■ **Goal**: In the listing that follows, retype every line from the first through the one containing "import pandas as pd". Pictures are to be left out.

━━━━━ Data supplied ━━━━━

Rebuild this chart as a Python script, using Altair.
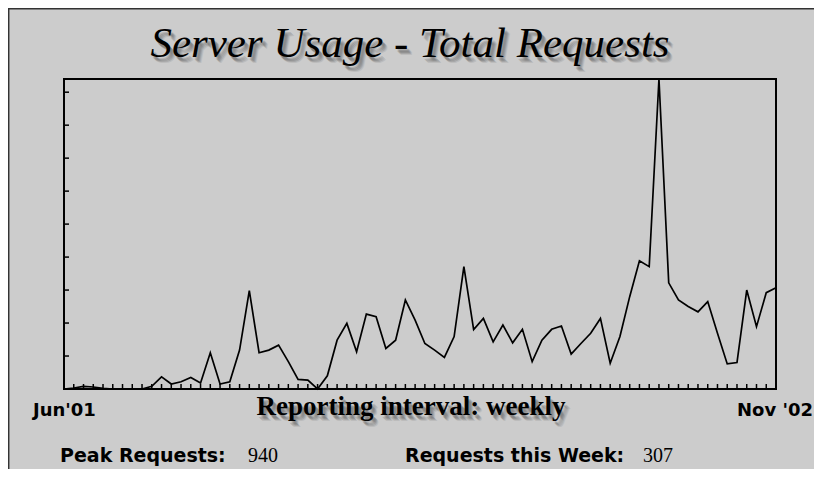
import altair as alt
import pandas as pd

# Weekly total requests, Jun '01 .. Nov '02
requests = [0, 3, 8, 6, 2, 0, 0, 0, 0, 8,
            37, 15, 22, 35, 18, 110, 15, 22, 118, 298,
            110, 118, 133, 83, 29, 27, 0, 40, 148, 199,
            113, 227, 219, 123, 148, 270, 209, 138, 118, 96,
            159, 371, 180, 214, 143, 194, 140, 181, 83, 148,
            181, 191, 106, 138, 169, 214, 78, 159, 280, 389,
            371, 940, 322, 270, 250, 234, 265, 169, 76, 80,
            300, 189, 292, 307]
weeks = list(range(len(requests)))
y_ticks = [100, 200, 300, 400, 500, 600, 700, 800, 900]
x_ticks = list(range(1, len(requests) - 1))

title_text = "Server Usage - Total Requests"
start_label = "Jun'01"
end_label = "Nov '02"
interval_label = "Reporting interval:  weekly"
peak_label = "Peak Requests:"
peak_value = "940"
week_label = "Requests this Week:"
week_value = "307"

W, H = 712, 310
BG = "#cccccc"

df = pd.DataFrame({"week": weeks, "requests": requests})
xs = alt.Scale(domain=[0, len(requests) - 1], nice=False, zero=False)
ys = alt.Scale(domain=[0, 940], nice=False)

line = alt.Chart(df).mark_line(color="black", strokeWidth=1.7).encode(
    x=alt.X("week:Q", scale=xs, axis=None),
    y=alt.Y("requests:Q", scale=ys, axis=None),
)

yt = alt.Chart(pd.DataFrame({"v": y_ticks})).mark_rule(color="black", strokeWidth=1.5).encode(
    y=alt.Y("v:Q", scale=ys, axis=None), x=alt.value(0), x2=alt.value(5)
)
xt = alt.Chart(pd.DataFrame({"w": x_ticks})).mark_rule(color="black", strokeWidth=1.5).encode(
    x=alt.X("w:Q", scale=xs, axis=None), y=alt.value(H - 5), y2=alt.value(H)
)

one = alt.Data(values=[{"a": 1}])


def txt(s, x, y, size, font, align="left", weight="normal", style="normal", color="black", opacity=1.0):
    return alt.Chart(one).mark_text(
        text=s, align=align, baseline="alphabetic", fontSize=size, font=font,
        fontWeight=weight, fontStyle=style, color=color, opacity=opacity,
    ).encode(x=alt.value(x), y=alt.value(y))


def shadowed(s, x, y, size, font, align="center", weight="normal", style="normal"):
    layers = []
    for dx, dy, op in [(2, 3, 0.25), (3, 4, 0.3), (4, 5, 0.25), (5, 6, 0.15)]:
        layers.append(txt(s, x + dx, y + dy, size, font, align, weight, style, "#666666", op))
    layers.append(txt(s, x, y, size, font, align, weight, style, "black"))
    return layers


SERIF = "Liberation Serif, Times New Roman, serif"
SANS = "DejaVu Sans, sans-serif"

texts = []
texts += shadowed(title_text, 346, -22, 43, SERIF, "center", "normal", "italic")
texts += shadowed(interval_label, 347, 336, 27, SERIF, "center", "bold")
texts.append(txt(start_label, -31, 337, 18, SANS, "left", "bold"))
texts.append(txt(end_label, 749, 337, 18, SANS, "right", "bold"))
texts.append(txt(peak_label, -4, 383, 19, SANS, "left", "bold"))
texts.append(txt(peak_value, 184, 383, 20, SERIF, "left"))
texts.append(txt(week_label, 341, 383, 19, SANS, "left", "bold"))
texts.append(txt(week_value, 579, 383, 20, SERIF, "left"))

frame_left = alt.Chart(one).mark_rule(color="#333333", strokeWidth=1.5).encode(
    x=alt.value(-55.3), y=alt.value(-71), y2=alt.value(390)
)
frame_top = alt.Chart(one).mark_rule(color="#333333", strokeWidth=1.5).encode(
    y=alt.value(-70.3), x=alt.value(-56), x2=alt.value(750)
)

chart = alt.layer(frame_left, frame_top, yt, xt, line, *texts).properties(
    width=W, height=H, background=BG,
    padding={"left": 56, "top": 71, "right": 38, "bottom": 80},
    autosize=alt.AutoSizeParams(type="none"),
).configure_view(stroke="black", strokeWidth=2, fill=BG)

chart.save("out.html", embed_options={"renderer": "svg", "actions": False})
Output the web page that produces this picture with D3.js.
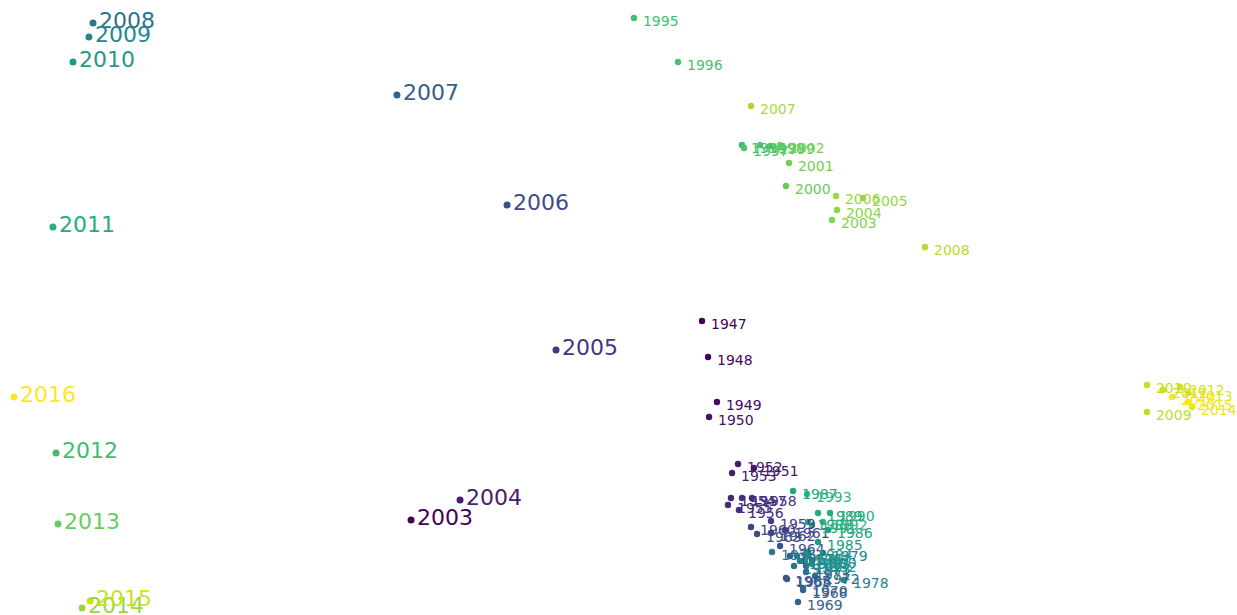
<!DOCTYPE html>
<meta charset="utf-8">
<title>Years scatter</title>
<script src="https://d3js.org/d3.v7.min.js"></script>
<style>
  body { margin: 0; background: #fff; }
  text { font-family: "DejaVu Sans", sans-serif; }
</style>
<body>
<svg id="chart" width="1237" height="615"></svg>
</body>
<script>
// recent years, big labels
const yearsA = [2003, 2004, 2005, 2006, 2007, 2008, 2009, 2010, 2011, 2012, 2013, 2014, 2015, 2016]
const xA = [33.23, 37.19, 44.95, 40.99, 32.09, 7.52, 7.19, 5.9, 4.28, 4.53, 4.69, 6.63, 7.28, 1.13]
const yA = [15.45, 18.7, 43.09, 66.67, 84.55, 96.26, 93.98, 89.92, 63.09, 26.34, 14.8, 1.14, 2.28, 35.45]

// full series, small labels
const yearsB = d3.range(1947, 2017)
const xB = [56.75, 57.24, 57.96, 57.32, 60.95, 59.66, 59.18, 59.09, 58.85, 59.74,
            59.98, 60.79, 62.33, 60.71, 63.46, 62.33, 61.2, 63.06, 63.54, 63.62,
            63.86, 64.92, 64.51, 64.92, 65.16, 65.89, 65.16, 64.19, 62.41, 64.43,
            64.67, 68.23, 66.53, 65.64, 65.16, 65.64, 65.08, 65.32, 66.13, 66.94,
            64.11, 65.32, 66.13, 67.1, 65.64, 66.53, 65.24, 59.98, 51.25, 54.81,
            60.15, 61.44, 62.25, 63.54, 63.78, 63.06, 67.26, 67.66, 69.77, 67.58,
            60.71, 74.78, 92.72, 92.72, 94.02, 95.39, 96.04, 96.36, 96.04, 94.75]
const yB = [47.8, 41.95, 34.63, 32.2, 23.9, 24.55, 23.09, 19.02, 17.89, 17.07,
            19.02, 19.02, 15.28, 14.31, 13.82, 13.33, 13.17, 11.22, 6.02, 5.85,
            9.59, 4.07, 2.11, 4.39, 6.99, 6.34, 7.97, 7.97, 10.24, 9.59,
            8.78, 5.69, 10.08, 8.94, 9.43, 8.29, 8.78, 10.24, 11.87, 13.82,
            20.16, 15.12, 16.59, 16.59, 14.63, 15.12, 19.67, 76.42, 97.07, 89.92,
            75.93, 76.42, 76.26, 69.76, 73.5, 76.42, 64.23, 65.85, 67.8, 68.13,
            82.76, 59.84, 33.01, 37.4, 36.59, 37.07, 36.1, 33.82, 34.63, 35.45]

const width = 1237, height = 615
const svg = d3.select("#chart")

const x = d3.scaleLinear().domain([0, 100]).range([0, width])
const y = d3.scaleLinear().domain([0, 100]).range([height, 0])

function drawSet(years, xs, ys, r, fontSize, dx, dy) {
    const color = d3.scaleSequential(d3.interpolateViridis)
        .domain([d3.min(years), d3.max(years)])
    const data = years.map((yr, i) => ({ year: yr, x: xs[i], y: ys[i] }))
    const g = svg.append("g")

    g.selectAll("circle")
        .data(data)
        .enter().append("circle")
        .attr("cx", d => x(d.x))
        .attr("cy", d => y(d.y))
        .attr("r", r)
        .attr("fill", d => color(d.year))

    g.selectAll("text")
        .data(data)
        .enter().append("text")
        .attr("x", d => x(d.x) + dx)
        .attr("y", d => y(d.y) + dy)
        .attr("font-size", fontSize)
        .attr("fill", d => color(d.year))
        .text(d => d.year)
}

drawSet(yearsB, xB, yB, 3.2, 14, 9, 8)
drawSet(yearsA, xA, yA, 3.5, 22, 6, 5)
</script>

━━━━━

■ **Result of this task**:
Rebuild this chart as a Python script, using Altair.
import altair as alt
import pandas as pd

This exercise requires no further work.